Information shown:
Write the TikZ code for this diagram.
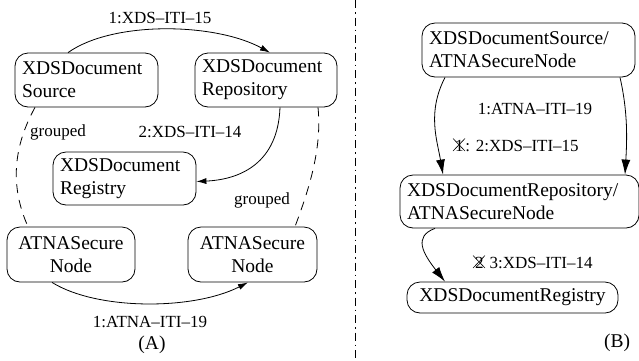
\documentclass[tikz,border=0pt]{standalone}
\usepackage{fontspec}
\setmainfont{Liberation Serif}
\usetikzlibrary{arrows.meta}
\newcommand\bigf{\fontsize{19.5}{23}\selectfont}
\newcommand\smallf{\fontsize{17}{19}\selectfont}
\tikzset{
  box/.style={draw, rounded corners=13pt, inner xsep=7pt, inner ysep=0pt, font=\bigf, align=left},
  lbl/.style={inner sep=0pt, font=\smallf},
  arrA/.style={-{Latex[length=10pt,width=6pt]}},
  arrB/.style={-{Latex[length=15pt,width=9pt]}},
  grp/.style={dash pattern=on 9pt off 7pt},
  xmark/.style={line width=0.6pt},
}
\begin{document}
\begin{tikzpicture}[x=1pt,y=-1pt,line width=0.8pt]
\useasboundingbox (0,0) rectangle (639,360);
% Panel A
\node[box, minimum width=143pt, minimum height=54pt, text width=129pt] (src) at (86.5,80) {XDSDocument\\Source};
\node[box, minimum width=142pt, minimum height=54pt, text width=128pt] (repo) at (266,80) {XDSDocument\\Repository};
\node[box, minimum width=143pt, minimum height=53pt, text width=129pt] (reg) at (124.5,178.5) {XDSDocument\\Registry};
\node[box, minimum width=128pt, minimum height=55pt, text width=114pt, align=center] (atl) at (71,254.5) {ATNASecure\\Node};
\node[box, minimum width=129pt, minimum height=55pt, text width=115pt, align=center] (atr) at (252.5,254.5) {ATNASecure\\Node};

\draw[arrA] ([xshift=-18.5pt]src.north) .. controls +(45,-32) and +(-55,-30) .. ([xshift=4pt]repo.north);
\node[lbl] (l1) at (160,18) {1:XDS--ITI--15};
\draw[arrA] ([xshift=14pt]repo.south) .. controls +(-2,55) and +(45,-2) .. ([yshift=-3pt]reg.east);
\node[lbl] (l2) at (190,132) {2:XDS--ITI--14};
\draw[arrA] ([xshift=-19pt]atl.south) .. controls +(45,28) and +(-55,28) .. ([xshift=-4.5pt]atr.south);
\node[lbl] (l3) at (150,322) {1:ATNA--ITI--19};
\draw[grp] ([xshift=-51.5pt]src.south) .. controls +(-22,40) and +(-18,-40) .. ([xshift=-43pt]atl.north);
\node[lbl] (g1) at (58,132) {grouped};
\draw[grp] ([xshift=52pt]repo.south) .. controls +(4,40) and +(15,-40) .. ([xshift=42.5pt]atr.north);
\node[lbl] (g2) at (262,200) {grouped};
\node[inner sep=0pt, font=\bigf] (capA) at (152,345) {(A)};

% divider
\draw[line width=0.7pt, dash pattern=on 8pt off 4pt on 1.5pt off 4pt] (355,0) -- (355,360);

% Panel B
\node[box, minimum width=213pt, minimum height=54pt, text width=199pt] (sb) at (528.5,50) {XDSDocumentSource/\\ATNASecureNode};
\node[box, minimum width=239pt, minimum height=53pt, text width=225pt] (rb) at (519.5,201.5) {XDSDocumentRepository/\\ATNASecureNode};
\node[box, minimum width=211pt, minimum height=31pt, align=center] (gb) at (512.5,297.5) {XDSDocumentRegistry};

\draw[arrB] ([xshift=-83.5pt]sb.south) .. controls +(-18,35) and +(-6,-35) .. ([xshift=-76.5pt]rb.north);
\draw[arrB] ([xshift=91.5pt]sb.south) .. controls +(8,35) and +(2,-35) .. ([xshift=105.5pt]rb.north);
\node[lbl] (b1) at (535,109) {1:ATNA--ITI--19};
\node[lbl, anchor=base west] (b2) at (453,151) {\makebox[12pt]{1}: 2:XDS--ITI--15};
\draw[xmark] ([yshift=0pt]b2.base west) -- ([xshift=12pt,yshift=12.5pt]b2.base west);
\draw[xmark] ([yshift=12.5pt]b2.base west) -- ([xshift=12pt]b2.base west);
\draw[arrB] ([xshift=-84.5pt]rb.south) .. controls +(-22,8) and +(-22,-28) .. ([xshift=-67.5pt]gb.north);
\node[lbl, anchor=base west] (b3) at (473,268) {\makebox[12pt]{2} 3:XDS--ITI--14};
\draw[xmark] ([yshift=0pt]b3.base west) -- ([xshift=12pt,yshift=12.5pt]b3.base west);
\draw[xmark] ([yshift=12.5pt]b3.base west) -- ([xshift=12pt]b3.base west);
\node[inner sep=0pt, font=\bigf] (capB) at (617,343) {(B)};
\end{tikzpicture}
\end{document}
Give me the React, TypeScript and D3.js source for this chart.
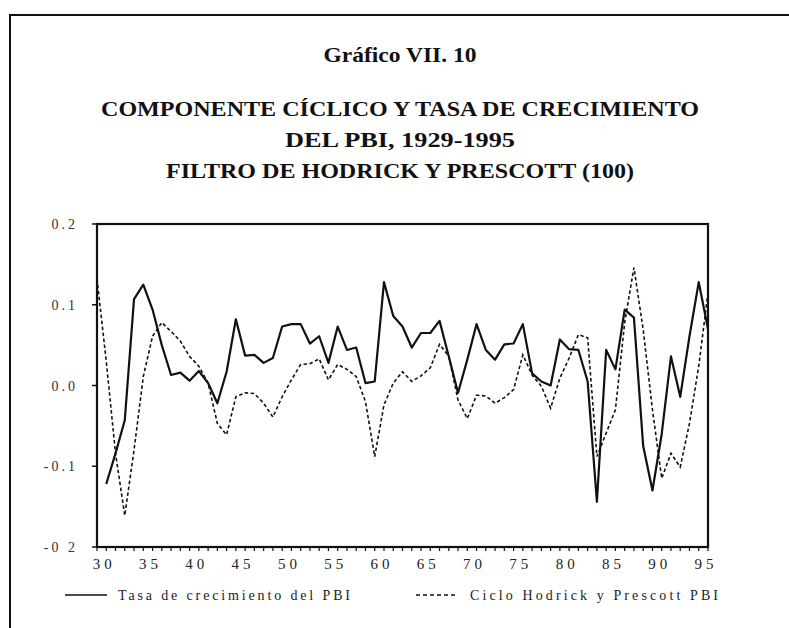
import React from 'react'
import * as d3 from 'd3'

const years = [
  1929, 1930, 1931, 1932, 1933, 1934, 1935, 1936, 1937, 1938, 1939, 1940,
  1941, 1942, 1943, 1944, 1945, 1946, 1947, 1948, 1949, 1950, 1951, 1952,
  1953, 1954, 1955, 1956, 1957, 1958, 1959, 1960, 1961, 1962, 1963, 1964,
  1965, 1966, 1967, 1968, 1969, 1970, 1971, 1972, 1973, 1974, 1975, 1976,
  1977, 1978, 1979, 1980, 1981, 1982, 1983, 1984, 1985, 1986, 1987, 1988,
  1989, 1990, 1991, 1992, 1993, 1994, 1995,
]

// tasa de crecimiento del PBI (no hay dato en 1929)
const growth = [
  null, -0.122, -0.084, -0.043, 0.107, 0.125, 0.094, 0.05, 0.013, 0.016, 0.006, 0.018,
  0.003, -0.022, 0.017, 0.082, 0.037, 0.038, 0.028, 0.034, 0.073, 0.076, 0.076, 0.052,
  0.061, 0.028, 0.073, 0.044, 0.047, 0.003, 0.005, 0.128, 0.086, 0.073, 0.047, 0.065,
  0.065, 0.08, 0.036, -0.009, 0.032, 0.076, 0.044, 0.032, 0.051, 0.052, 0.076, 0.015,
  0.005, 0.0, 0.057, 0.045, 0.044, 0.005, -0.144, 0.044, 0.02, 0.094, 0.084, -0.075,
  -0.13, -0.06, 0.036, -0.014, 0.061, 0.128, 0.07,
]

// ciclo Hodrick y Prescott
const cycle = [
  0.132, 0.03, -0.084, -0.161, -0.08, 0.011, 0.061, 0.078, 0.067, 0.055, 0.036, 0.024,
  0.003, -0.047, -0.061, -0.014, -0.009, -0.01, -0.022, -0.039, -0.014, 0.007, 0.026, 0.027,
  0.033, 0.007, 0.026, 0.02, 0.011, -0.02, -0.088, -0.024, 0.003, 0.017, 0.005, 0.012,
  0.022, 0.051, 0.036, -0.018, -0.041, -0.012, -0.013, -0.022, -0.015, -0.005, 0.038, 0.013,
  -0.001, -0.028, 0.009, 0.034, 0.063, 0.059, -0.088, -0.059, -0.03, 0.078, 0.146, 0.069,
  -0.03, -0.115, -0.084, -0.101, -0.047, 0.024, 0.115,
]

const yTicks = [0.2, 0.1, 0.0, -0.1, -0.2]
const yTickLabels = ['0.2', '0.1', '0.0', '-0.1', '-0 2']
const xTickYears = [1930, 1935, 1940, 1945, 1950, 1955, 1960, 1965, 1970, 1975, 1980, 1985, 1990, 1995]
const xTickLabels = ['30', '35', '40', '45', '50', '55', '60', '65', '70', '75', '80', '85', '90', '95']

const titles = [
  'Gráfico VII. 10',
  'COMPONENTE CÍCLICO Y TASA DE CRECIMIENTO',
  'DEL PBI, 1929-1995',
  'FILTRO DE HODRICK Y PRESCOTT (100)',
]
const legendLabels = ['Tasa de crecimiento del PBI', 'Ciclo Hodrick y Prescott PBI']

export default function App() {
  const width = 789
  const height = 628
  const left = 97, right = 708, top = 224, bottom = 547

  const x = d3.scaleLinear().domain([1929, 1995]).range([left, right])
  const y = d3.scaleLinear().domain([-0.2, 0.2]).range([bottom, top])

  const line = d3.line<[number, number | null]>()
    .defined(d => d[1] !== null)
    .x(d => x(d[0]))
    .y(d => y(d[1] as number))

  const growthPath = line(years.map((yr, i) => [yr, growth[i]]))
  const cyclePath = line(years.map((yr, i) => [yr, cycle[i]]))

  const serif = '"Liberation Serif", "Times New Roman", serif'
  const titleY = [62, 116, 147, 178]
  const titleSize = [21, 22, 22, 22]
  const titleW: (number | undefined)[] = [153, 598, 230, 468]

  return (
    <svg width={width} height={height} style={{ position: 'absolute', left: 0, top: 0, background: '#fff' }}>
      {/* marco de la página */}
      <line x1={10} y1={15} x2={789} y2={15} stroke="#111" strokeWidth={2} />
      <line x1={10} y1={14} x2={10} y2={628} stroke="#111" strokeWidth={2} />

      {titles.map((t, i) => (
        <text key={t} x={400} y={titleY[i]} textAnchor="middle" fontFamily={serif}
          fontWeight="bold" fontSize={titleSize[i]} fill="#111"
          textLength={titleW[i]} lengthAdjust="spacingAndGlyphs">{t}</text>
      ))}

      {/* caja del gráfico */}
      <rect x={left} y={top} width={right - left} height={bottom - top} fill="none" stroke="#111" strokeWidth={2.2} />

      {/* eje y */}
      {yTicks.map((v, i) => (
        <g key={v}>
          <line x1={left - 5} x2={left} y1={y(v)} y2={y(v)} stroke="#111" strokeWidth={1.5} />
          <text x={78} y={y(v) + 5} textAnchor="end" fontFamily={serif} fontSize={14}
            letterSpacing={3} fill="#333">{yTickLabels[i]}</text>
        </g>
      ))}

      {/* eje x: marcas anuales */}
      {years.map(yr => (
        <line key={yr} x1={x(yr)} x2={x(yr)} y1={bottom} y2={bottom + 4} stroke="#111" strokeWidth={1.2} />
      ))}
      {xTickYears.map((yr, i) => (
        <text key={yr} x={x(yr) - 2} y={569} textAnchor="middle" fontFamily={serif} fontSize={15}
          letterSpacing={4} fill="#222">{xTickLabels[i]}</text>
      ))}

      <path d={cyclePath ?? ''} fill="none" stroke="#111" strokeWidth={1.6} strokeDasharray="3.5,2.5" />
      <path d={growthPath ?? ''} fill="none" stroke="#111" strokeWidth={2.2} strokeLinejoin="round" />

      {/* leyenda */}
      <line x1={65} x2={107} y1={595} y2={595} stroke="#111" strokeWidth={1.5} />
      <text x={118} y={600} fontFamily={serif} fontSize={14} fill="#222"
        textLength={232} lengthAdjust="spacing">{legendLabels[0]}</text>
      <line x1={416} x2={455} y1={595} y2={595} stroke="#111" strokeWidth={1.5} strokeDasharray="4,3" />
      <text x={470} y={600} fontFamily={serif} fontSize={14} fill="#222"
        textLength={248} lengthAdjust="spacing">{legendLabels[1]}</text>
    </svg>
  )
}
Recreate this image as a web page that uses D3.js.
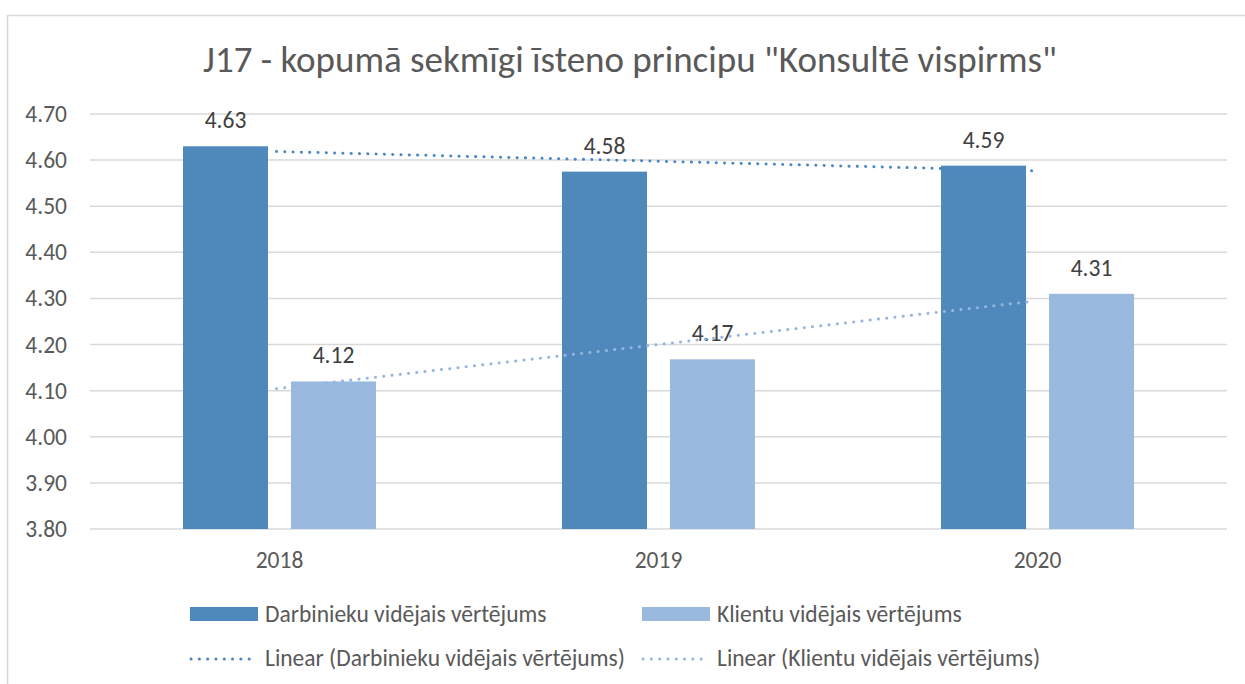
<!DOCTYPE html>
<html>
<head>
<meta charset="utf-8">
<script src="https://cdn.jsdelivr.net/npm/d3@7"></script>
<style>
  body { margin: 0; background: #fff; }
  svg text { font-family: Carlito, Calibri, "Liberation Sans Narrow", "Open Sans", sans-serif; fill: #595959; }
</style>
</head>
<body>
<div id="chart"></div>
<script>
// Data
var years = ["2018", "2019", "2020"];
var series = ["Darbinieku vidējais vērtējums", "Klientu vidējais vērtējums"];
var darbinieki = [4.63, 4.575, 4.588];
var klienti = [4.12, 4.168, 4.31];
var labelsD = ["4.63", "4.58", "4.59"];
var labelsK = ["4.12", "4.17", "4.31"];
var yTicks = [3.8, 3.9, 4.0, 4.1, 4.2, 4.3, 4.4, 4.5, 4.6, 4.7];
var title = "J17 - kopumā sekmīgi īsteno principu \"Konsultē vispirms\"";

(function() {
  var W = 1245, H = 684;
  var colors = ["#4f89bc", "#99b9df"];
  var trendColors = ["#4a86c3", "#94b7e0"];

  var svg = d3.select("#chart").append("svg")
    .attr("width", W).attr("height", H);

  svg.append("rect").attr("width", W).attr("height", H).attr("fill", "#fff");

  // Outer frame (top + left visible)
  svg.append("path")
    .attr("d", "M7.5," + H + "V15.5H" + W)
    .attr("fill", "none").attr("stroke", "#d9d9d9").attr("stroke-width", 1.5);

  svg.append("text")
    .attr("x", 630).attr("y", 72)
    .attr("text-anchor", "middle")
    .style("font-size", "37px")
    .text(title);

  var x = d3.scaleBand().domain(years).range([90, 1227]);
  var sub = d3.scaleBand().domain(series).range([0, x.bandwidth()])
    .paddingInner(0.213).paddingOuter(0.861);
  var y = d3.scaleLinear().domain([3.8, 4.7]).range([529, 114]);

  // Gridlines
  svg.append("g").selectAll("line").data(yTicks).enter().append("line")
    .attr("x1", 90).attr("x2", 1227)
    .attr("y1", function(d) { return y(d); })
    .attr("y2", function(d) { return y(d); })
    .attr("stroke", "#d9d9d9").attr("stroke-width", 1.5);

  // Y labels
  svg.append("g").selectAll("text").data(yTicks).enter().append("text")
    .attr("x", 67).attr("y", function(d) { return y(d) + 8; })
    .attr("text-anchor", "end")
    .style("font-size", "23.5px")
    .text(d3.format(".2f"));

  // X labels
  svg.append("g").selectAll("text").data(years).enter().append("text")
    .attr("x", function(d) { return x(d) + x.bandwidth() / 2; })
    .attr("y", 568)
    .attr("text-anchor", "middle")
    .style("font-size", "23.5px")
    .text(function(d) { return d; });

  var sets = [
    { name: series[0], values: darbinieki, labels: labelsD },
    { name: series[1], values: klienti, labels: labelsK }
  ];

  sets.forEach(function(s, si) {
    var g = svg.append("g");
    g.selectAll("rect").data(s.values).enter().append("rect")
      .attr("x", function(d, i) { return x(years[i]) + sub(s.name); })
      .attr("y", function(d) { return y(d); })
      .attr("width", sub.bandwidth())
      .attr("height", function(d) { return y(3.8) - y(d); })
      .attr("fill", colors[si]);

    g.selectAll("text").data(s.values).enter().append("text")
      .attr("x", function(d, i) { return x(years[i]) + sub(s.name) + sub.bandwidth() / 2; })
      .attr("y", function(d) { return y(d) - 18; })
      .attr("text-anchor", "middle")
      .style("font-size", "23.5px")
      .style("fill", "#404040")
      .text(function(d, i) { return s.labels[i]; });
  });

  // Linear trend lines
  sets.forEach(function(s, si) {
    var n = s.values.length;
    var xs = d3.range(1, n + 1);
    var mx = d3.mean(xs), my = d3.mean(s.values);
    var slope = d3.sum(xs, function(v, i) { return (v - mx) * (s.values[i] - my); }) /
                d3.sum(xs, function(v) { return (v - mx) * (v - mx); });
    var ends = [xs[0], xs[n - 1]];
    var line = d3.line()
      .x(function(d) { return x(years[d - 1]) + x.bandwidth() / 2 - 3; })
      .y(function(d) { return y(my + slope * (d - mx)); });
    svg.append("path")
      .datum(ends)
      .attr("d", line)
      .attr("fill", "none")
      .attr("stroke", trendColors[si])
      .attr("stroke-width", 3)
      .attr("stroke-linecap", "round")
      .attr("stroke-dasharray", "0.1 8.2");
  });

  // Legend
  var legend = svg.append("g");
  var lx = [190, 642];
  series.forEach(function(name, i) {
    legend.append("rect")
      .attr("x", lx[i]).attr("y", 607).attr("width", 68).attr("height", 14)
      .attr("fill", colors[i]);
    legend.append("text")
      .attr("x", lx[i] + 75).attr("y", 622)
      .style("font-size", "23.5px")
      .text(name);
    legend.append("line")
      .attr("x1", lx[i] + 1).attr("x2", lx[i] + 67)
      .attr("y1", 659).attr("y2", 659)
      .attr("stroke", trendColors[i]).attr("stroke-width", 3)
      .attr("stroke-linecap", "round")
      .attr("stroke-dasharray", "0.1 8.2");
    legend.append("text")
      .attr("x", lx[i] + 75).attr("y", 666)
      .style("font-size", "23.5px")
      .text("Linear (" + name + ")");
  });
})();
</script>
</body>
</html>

Problem to work on: Search the lines above for the string "React" and copy each line that has it.

Written response:
Give me the React, TypeScript and D3.js source for this chart.
import React from 'react'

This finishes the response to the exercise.